Last Sunday night I wrote about the coming week:
If next Friday the Buck is lower across the board and the BoJ is a bit bloodied Ben Bernanke will light a cigar.
OK, so our boy Ben is smoking a big fat cigar tonight. He could not be happier. Everything is going his way.
-On the week the dollar got crushed against the majors.
-The Japanese central bank did get its nose bloodied. As of the close in NY they are down about $700mm on the 9/15 intervention of $25b. It’s not just the money (actually it is the money). They lost a battle. The USD/JPY has to go lower. The BOJ has tipped their hand. They are playing defence. And that is losing strategy. Their internal effort at QE just got trumped by Ben’s weak dollar policy. They must be pissed.
-Euro group chairman Junker (ZH article) said the weak dollar will hurt EU growth. Sure it will. That is what Ben wants. He wants to export our deflation to our “friends”. They also must be pissed that Ben is dishing this out to them.

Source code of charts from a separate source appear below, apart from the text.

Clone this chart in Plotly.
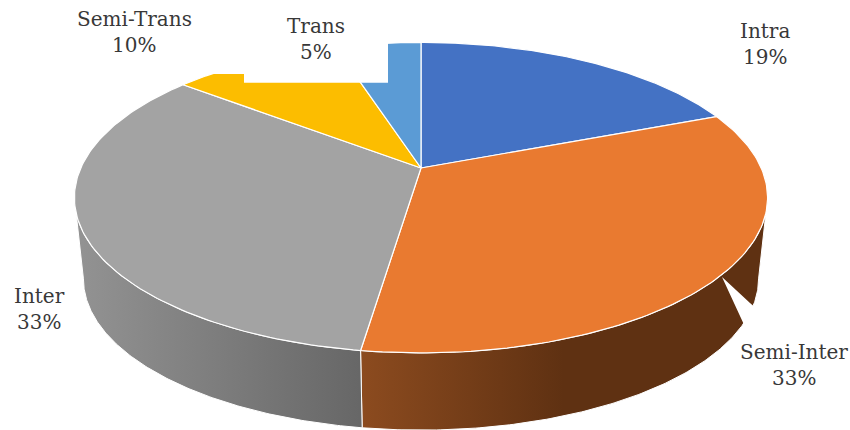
import numpy as np
import plotly.graph_objects as go

categories = ["Intra", "Semi-Inter", "Inter", "Semi-Trans", "Trans"]
shares = [19.0, 33.3, 33.4, 9.5, 4.8]
colors = ["#4472C4", "#E97A30", "#A3A3A3", "#FCBD00", "#5B9BD5"]

WIDTH, HEIGHT = 850, 430
APEX_X, APEX_Y = 421.0, 168.0
A, B, K = 340.2, 149.6, 0.191   # perspective disc
SCALE_LOW, DROP = 0.974, 82.0   # lower rim of the disc


def project(deg, lower=False):
    t = np.radians(np.asarray(deg, dtype=float))
    u, v = np.sin(t), np.cos(t)
    w = 1 + K * v
    s = SCALE_LOW if lower else 1.0
    return APEX_X + s * A * u / w, APEX_Y + (DROP if lower else 0) - s * B * v / w


edges = np.cumsum([0] + shares) * 3.6
sil_right = np.degrees(np.arccos(-K))
sil_left = 360 - sil_right

fig = go.Figure()


def wall(t0, t1, gradient):
    th = np.linspace(t0, t1, 160)
    x1, y1 = project(th)
    x2, y2 = project(th[::-1], lower=True)
    fig.add_trace(go.Scatter(
        x=np.r_[x1, x2, x1[0]], y=np.r_[y1, y2, y1[0]], mode="lines",
        line=dict(color="white", width=1), fill="toself", fillgradient=gradient,
        hoverinfo="skip", showlegend=False))


# Outer walls of the two front slices
wall(sil_right, edges[2], dict(type="horizontal", start=360, stop=767,
     colorscale=[[0, "#8C4B1F"], [0.5, "#5F3112"], [1, "#5F3112"]]))
wall(edges[2], sil_left, dict(type="horizontal", start=75, stop=360,
     colorscale=[[0, "#939393"], [1, "#676767"]]))

# Top faces
for i, name in enumerate(categories):
    th = np.linspace(edges[i], edges[i + 1], 120)
    x, y = project(th)
    fig.add_trace(go.Scatter(
        x=np.r_[APEX_X, x, APEX_X], y=np.r_[APEX_Y, y, APEX_Y], mode="lines",
        line=dict(color="white", width=1.2), fill="toself", fillcolor=colors[i],
        name=name, hoverinfo="skip", showlegend=False))

# White label backgrounds that cut into the pie
shapes = [
    dict(type="rect", x0=0, x1=244, y0=0, y1=74),
    dict(type="rect", x0=244, x1=388, y0=0, y1=82.7),
    dict(type="path", path="M722,277 L750,303 L775,325 L746,329 Z"),
]
for s in shapes:
    s.update(xref="x", yref="y", fillcolor="white", line=dict(width=0), layer="above")

label_pos = [(765, 31), (794, 352), (39, 296), (134, 19), (316, 26)]
annotations = []
for name, val, (lx, ly) in zip(categories, shares, label_pos):
    for text, yy in ((name, ly), (f"{round(val)}%", ly + 25.5)):
        annotations.append(dict(x=lx, y=yy, text=text, showarrow=False, xref="x", yref="y",
                                xanchor="center", yanchor="middle",
                                font=dict(family="DejaVu Serif", size=20, color="#383838")))

fig.update_layout(
    width=WIDTH, height=HEIGHT, margin=dict(l=0, r=0, t=0, b=0),
    paper_bgcolor="white", plot_bgcolor="white", showlegend=False,
    xaxis=dict(range=[0, WIDTH], visible=False, fixedrange=True),
    yaxis=dict(range=[HEIGHT, 0], visible=False, fixedrange=True),
    shapes=shapes, annotations=annotations,
)
fig.write_html("out.html", config=dict(displayModeBar=False),
               post_script="document.body.style.margin='0';document.body.style.overflow='hidden';")
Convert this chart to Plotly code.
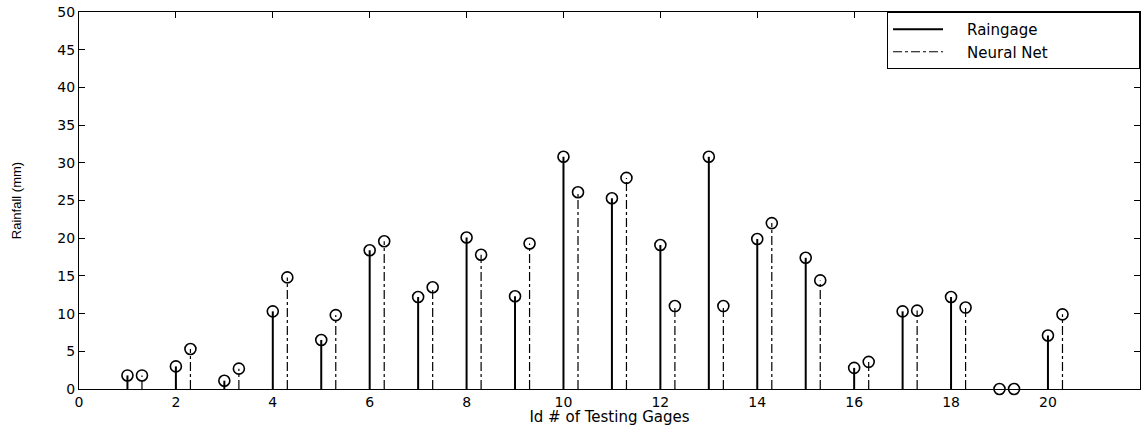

-The gold moves were impressive. If I were at the Fed and watching this near daily slap in the face I would be unsettled. I wonder if they even care. At one time they did, but not in the last few years. Ben is probably pleased with the ratchet up in gold. He not only wants to boost inflation he wants to increase expectations on inflation. High marks on that score for the week.
-Stocks keep going up. Why shouldn’t they? A weak dollar makes top line numbers of a big chunk of the S&P look better. Also, you have to look at what money is competing with. The five-year closed at 1.1%. After-tax that comes to 0.7%. Against a very low rate of inflation the tax adjusted yield guarantees the investor a negative 8% return. Not hard to beat, one would think. So stock multiples have to widen. Right? If so, can we do this forever? If not, how long can we continue?
-The commodity numbers are blowouts. Sugar, wheat, corn, copper, every off the run thing you can think of and of course oil are all on the rise. This is coming home to shoppers soon. Ben is just delighted at this. He has been preaching the need for inflation.
-Possibly the most significant achievement by Bernanke this week was in shaping public opinion. Through the press and direct comments from Board members the word went out, “The Feds gotta do something about the unemployment thing”. And sure enough the NFP numbers confirm that the private sector is not doing enough to cover the job losses by the states. So now the thinking is, “That guy BB had it right. We have a real problem again. I am glad that our pal Ben is going to do the heavy lifting.” Look for the press to confirm this over the weekend. It’s part of the propaganda.
So Ben has every reason to celebrate this evening. Everything on his list has a + next to it. I’m looking at the same list and I want to puke. Raise the cost of things that we consume by trashing the dollar is what we need? Destroying savers so they are forced to cut consumption is a cure? For whom? Piss off our “friends” and “investors” is good policy? We shall see. It’s hard to blunt the argument that a good stock market is synonymous with better times. But this market is bought with POMO. And everyone knows it.
There is another thing that Ben can celebrate this evening. He is clearly running the entire show. Treasury has had not one word to say on the monetization of our financial system. I always look into things and ask why? Tim Geithner is out, is why. We just have to wait for the election. Between then and now Tim will be used as cannon fodder in a face saving effort at avoiding a trade war with China. Summers is gone. So Ben is holding all of the cards. Exactly how he wants it.